6. Oğuz explained that he is a Turkish Kurd, a people who are the fierce fighters working with American forces to wipe out ISIS terrorists. The Kurds have surrounded Raqqa, Syria, and are within two miles of the ISIS headquarters. Things would be going better but Syria’s dictator Assad is bombing them.

Oğuz’s mother is in Turkey, but he says he cannot visit her. Oğuz is part of a resistance movement against monstrous dictator Erdogan, who put his name on an arrest list. The tyrant has detained 150,000 teachers, journalists, police officers, judges, and civilians.

7. The Turkish people did not bargain for this and most informed Americans do not blame them for the takeover by a murderous dictator. This is just as the rest of the world does not blame the majority of ordinary Americans for the would-be dictator who occupies the White House. They understand.

Oğuz is supporting Democrat Steve Farley for Governor, who on June 5 kicked off his campaign to rebuild education in Arizona. As the elected Precinct Committeeman in #238, I too support Farley. Neither of us had name cards, so we wrote down our contact info on pieces of paper.

On the way out I talked with a man holding a tiny baby. I told him I was a senior citizen and looked forward to talking with my son in Chicago on Father’s Day.
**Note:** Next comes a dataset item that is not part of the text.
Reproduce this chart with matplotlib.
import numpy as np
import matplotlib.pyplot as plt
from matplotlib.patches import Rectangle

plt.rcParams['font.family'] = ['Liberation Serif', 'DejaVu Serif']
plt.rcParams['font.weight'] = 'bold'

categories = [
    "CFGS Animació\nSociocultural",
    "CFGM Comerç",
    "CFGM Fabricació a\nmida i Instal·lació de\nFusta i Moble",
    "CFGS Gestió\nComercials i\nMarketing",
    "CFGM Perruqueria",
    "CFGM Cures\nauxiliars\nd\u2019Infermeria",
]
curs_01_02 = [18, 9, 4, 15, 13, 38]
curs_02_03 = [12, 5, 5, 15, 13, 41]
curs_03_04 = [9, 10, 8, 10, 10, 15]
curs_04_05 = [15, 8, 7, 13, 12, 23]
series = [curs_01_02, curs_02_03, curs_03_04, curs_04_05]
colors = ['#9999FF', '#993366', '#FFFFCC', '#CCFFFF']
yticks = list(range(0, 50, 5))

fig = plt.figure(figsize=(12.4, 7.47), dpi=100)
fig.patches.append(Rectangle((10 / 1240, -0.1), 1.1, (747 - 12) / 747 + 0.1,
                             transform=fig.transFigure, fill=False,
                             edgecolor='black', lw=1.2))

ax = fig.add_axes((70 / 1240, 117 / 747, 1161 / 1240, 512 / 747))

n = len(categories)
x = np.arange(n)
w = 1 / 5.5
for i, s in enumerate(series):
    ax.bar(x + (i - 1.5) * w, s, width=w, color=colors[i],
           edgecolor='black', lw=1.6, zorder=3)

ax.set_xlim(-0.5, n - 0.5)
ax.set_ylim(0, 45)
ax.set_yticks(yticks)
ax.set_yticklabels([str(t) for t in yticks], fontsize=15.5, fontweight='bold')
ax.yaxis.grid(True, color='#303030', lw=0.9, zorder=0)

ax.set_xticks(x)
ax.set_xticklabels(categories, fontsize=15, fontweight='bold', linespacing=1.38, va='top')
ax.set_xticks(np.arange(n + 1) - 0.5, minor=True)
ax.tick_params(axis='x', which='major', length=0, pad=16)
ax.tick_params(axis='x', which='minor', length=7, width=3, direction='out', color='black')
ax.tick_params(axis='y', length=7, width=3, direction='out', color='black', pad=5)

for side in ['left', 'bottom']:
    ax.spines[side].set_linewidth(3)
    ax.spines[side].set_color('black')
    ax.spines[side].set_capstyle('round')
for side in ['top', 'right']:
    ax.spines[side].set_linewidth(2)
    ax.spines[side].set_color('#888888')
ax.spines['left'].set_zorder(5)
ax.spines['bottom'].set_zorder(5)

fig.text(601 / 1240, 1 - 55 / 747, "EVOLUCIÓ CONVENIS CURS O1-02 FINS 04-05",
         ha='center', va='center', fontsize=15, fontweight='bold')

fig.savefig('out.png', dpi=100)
He said he was 35, was working hard to support his family and his 5-month old child.

I told the father that his son would carry him in his heart as he made his way through life, just as I hold my own father in my heart. My 33-year-old son is a productive citizen of Chicago, with his own apartment and a beautiful long-time girlfriend. I can’t wait to talk with him.

9 Responses to 7 Unexpected Things I Learned During My First Ramadan Dinner

  1. did you talk about if they supported sharia law or that the koran wants to kill gays? if they disagree with the korans teaching how are they letting their muslim co-religioners know.
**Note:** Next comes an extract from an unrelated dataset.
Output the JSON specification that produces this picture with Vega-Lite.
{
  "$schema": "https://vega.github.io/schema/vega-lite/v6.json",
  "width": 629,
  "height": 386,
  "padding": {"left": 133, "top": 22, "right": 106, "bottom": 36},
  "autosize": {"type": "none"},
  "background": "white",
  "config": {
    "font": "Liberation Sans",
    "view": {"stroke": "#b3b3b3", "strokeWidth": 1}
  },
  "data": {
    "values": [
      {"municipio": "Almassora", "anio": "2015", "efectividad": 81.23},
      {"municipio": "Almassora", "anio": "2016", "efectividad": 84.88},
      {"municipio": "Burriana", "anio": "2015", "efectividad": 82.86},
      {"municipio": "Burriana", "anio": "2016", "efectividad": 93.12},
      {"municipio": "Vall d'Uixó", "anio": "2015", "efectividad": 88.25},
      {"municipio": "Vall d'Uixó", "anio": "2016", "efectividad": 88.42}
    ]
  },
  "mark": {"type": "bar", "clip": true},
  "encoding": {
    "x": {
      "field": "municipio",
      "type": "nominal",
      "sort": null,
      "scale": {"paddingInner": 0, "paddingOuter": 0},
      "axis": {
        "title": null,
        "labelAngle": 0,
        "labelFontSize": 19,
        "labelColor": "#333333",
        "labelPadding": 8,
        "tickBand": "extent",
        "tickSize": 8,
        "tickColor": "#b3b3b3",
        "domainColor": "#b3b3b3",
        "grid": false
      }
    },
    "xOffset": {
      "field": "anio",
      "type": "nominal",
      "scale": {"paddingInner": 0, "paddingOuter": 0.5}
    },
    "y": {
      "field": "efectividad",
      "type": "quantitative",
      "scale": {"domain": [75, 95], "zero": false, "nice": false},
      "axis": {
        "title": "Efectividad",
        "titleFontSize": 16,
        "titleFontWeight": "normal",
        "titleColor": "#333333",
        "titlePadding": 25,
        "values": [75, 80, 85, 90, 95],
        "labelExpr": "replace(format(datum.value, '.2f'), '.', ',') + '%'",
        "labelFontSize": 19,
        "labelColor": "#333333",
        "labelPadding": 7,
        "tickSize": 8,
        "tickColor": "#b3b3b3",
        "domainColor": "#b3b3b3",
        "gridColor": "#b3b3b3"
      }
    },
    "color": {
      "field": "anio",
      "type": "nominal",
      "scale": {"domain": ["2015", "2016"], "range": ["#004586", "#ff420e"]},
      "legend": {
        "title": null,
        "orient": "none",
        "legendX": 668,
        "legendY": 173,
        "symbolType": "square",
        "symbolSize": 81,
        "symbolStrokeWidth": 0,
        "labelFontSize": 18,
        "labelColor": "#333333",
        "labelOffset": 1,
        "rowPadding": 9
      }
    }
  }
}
    • Interesting that you do not use your name. It doesn’t surprise me. Hatred of other religions is so ugly, wouldn’t you agree?

      • like bill maher I don’t ignore problems that are not politically correct. instead of answering my question about sharia laws anti gay or the sexual mutilation of young girls. you name call. accusing me of hatred of a religion because I asked a politically incorrect to you, question. too many progressives want to ignore for political correctness what they know they should not ignore. instead of name calling lets here your opinion of sharia law as to its position on gays. I ask questions and I hope don’t have to drink hemlock like socraties and voltaire. I got censored here so I use the name censored.

        • I read your comments, and though the questions are legitimate, you seem to use an antagonistic presentation. If you’re interested, our Bible has references to killing wives and children, too. Look in Numbers and in Leviticus for starters. I think there’s a reference in Psalms, as well. We’ve learned, as Christians, that the New Testament “erases” those parts of the teachings, but they are there nonetheless. The Muslims I know of do not approve of that part of Sharia law. Islam teaches them to follow the law of the government where they live, including with respect to murder.
          As for mutilation of female genitalia , I don’t know the answer, but I would guess that you are then against circumcision, as well? I’m not trying to be argumentative, but I’m interested in the comparison.

          • that is why I did not use the bible as anti gay christians do and we denouce that. argumentative ? thats me!

  2. Kathie Kelling

    I appreciate this opportunity to open a window to another culture’s customs. Not surprisingly, the gathering of family, sharing of food, and good will is similar to my own experience. Thank you.

  3. Thank you for posting your experience. Customs around our country change from region to region. We should look at all religions and cultural backgrounds as offering customs not unlike our own. Whether they are celebrated with food or dance or carnivals, they all have meaning to the people who observe them. We have Easter, and Christmas, Hanukkah, Passover, Kwanzaa, Mardi Gras, Halloween, Harvest Festivals,Cinco de Mayo, Fourth of July… to name only a few. We know of Ramadan through the news, but you’ve helped us realize that Iftar can easily fit into our melting-pot of customs and celebrations.